Wealth Minerals CEO Henk van Alphen says Laguna Verde was originally targeted for its surface brines; however, exploration results over the past six months have switched the company’s focus to a conventional lithium brine model. “The recent geophysical survey results are very encouraging. We believe the project has good potential for discovery of lithium brines at depth and lateral to Laguna Verde and the company looks forward to drill-testing priority geophysical targets in the third quarter of 2017.”
In March, the company reported that it had initiated an extensive lake-brine sampling and project evaluation programme at Laguna Verde to determine grade distribution, an independent resource calculation and the preparation of a National Instrument (NI) 43-101 technical report.
The project comprises 23 exploration mining concessions for a total of 2 438 ha. It is located in Region III, in northern Chile, 193 km east of the regional capital city of Copiapo, adjacent to Highway 60 and 15 km west of the border with Argentina.
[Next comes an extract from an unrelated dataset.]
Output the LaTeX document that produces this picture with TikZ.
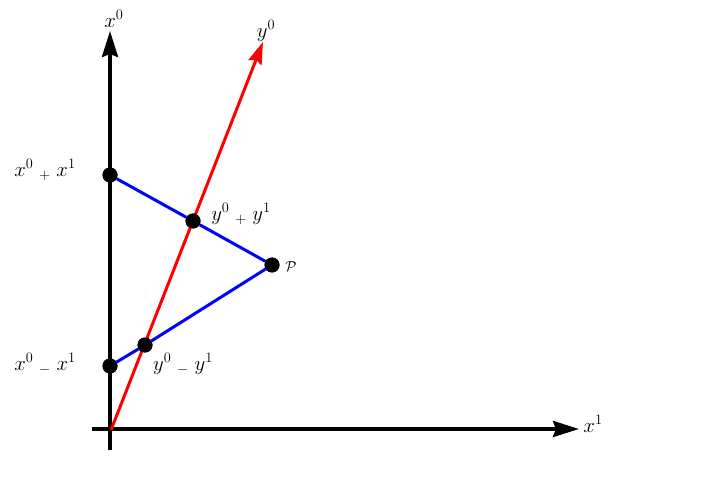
\documentclass[tikz,border=0pt]{standalone}
\usetikzlibrary{arrows.meta}
\begin{document}
\begin{tikzpicture}[x=1pt,y=-1pt,
  axis/.style={line width=3.6pt,-{Stealth[length=26pt,width=16pt,inset=3pt]}},
  redaxis/.style={line width=3pt,red,-{Stealth[length=22pt,width=14pt,inset=3pt]}},
  blueline/.style={line width=3pt,blue},
  dot/.style={circle,fill=black,inner sep=0pt,minimum size=15pt},
  lab/.style={font=\huge,inner sep=1pt}]
\useasboundingbox (0,0) rectangle (728,486);
\coordinate (vb) at (110,450);
\coordinate (vt) at (110,31);
\coordinate (hl) at (92,429);
\coordinate (hr) at (579,429);
\coordinate (o) at (111,430);
\coordinate (rt) at (263,42);
\node[dot] (a) at (110,175) {};
\node[dot] (b) at (193,221) {};
\node[dot] (p) at (272,265) {};
\node[dot] (c) at (145,345) {};
\node[dot] (d) at (110,366) {};
\draw[blueline] (a) -- (b) -- (p) -- (c) -- (d);
\draw[axis] (vb) -- (vt);
\draw[axis] (hl) -- (hr);
\draw[redaxis] (o) -- (rt);
\node[dot] at (a) {};
\node[dot] at (b) {};
\node[dot] at (p) {};
\node[dot] at (c) {};
\node[dot] at (d) {};
\node[lab] (lx0) at (114,19) {$x^0$};
\node[lab] (ly0) at (266,31) {$y^0$};
\node[lab] (lx1) at (593,424) {$x^1$};
\node[lab] (la) at (45,170) {$x^0\;{}_{+}\;x^1$};
\node[lab] (lb) at (241,214) {$y^0\;{}_{+}\;y^1$};
\node[lab,font=\Large] (lp) at (291,267) {$\mathcal{P}$};
\node[lab] (lc) at (183,364) {$y^0\;{}_{-}\;y^1$};
\node[lab] (ld) at (45,364) {$x^0\;{}_{-}\;x^1$};
\end{tikzpicture}
\end{document}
The work programme announced in March would include a detailed bathymetric (water depth) survey, lake-brine sampling and, in addition, metals and mining solutions provider Tenova Advanced Technologies (TAT) has been tasked with completing laboratory testing on the Laguna Verde lake-brine samples to develop recommendations for process design.
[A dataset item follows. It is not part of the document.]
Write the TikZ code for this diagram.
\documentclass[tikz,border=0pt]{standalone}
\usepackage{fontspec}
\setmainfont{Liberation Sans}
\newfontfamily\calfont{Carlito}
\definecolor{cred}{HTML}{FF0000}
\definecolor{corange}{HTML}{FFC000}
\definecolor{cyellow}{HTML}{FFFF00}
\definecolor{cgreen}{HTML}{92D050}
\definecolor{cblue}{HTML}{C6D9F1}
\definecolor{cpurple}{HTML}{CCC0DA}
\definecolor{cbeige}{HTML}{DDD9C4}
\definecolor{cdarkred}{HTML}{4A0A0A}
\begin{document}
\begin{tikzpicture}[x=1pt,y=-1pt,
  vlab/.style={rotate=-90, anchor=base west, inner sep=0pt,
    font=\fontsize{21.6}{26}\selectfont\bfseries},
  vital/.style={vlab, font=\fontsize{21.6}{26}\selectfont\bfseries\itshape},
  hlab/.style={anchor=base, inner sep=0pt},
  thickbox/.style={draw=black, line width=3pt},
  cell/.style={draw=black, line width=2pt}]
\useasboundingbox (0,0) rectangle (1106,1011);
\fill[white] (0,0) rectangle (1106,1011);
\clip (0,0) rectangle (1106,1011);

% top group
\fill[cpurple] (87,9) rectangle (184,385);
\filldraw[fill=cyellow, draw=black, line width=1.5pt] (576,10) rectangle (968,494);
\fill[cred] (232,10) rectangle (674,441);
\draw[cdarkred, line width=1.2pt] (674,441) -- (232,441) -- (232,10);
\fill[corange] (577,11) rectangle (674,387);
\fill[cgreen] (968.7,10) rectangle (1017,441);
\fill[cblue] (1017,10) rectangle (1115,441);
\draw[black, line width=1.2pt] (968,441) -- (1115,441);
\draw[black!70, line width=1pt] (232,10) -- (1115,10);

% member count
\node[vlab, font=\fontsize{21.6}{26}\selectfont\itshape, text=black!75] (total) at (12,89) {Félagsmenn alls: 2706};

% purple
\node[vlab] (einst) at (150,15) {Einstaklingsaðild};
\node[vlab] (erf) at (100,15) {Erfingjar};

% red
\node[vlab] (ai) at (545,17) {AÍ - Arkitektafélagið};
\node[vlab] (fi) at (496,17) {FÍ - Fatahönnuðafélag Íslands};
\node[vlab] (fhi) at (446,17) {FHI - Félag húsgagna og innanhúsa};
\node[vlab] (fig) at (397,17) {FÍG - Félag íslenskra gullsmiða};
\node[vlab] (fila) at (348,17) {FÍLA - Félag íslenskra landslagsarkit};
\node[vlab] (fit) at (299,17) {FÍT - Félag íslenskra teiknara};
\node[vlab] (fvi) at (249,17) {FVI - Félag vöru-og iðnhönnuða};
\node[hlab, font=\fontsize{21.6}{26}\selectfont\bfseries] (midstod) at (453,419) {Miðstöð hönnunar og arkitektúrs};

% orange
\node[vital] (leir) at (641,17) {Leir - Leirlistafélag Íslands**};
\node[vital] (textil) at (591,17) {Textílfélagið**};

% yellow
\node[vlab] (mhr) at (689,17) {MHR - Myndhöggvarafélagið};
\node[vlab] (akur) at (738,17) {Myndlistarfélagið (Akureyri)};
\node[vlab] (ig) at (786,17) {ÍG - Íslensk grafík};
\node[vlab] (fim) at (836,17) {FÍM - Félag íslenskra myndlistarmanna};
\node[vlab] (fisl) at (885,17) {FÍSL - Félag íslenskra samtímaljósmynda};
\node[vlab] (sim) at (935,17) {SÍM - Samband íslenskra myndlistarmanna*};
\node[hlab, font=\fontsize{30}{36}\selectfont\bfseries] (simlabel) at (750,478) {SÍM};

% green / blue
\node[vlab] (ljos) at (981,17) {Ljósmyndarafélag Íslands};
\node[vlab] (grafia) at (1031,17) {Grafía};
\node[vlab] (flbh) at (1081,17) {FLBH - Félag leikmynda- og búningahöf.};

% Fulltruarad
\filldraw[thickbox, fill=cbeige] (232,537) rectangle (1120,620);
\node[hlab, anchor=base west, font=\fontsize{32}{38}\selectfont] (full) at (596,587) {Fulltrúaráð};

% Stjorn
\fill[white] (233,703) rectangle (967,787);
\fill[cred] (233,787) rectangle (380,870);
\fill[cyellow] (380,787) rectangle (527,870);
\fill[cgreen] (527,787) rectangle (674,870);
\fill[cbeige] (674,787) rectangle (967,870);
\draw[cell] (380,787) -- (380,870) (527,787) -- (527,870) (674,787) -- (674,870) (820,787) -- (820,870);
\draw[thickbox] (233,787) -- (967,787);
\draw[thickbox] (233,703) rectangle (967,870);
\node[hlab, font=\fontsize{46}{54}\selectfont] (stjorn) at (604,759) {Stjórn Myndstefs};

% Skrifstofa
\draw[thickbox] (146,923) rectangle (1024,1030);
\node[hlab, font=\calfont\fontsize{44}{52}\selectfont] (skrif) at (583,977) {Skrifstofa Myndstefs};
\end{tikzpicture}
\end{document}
TAT has developed, with its affiliates, a comprehensive liquid-liquid solvent extraction process for the recovery and production of lithium using LiSX, an advanced lithium recovery process. Additionally, TAT has developed a process for the removal of calcium and magnesium using membranes called LiP, and an electrolysis process for the production of highly pure lithium hydroxide (LiOH).
The proposed laboratory process testing of the Laguna Verde lake-brine samples is planned in two stages. Stage one involves LiP, where the removal of alkaline earth elements will be evaluated using the membrane process, while stage two comprises LiSX, where lithium recovery from the resulting brine will be tested.
TAT deliverables will include results of laboratory tests with analytical data, including general composition of the pretreated and waste streams for LiP (from lab-scale tests) as well as product and raffinate analysis for LiSX. Reagent and energy consumption for LiSX and LiP respectively will also be quantified and recommendations will be made for a scaled-up mini-pilot configuration.
An order of magnitude cost-estimate study will be used to evaluate the capital expenditure and operating expenses for producing 20 000 t/y of lithium carbonate equivalent (LCE) lithium hydroxide monohydrate.
An NI 43-101 technical report dated May 5, 2010, prepared by John Hiner for acquiring, exploring and developing properties company Pan American Lithium (renamed to First Potash Corp in 2012) disclosed an inferred resource of 512 960 t of LCE and about 4.2-million tonnes of potassium chloride equivalent. However, Wealth Minerals notes that the depth of historical water sampling was limited to 15 m below the lake surface and limited the magnitude of resource estimation, which was extrapolated to only 33 m.
“It is extremely exciting to have initiated this comprehensive project evaluation programme at Laguna Verde,” Van Alphen stated in March. “We believe that the project offers a unique opportunity where known technologies can be applied to a comparatively less complex lithium deposit.”
Wealth Minerals has also signed a letter of intent with Atacama Lithium Chile in connection with the grant of an option to acquire additional exploration mining concessions for $4-million and the delivery of an aggregate of five-million common shares in Wealth Minerals. The concession comprises an aggregate area of about 6 300 ha surrounding the Laguna Verde project and comprising the Salar Green and Union projects that, if exercised, would bring Wealth Minerals total land position in and surrounding Laguna Verde to about 8 700 ha.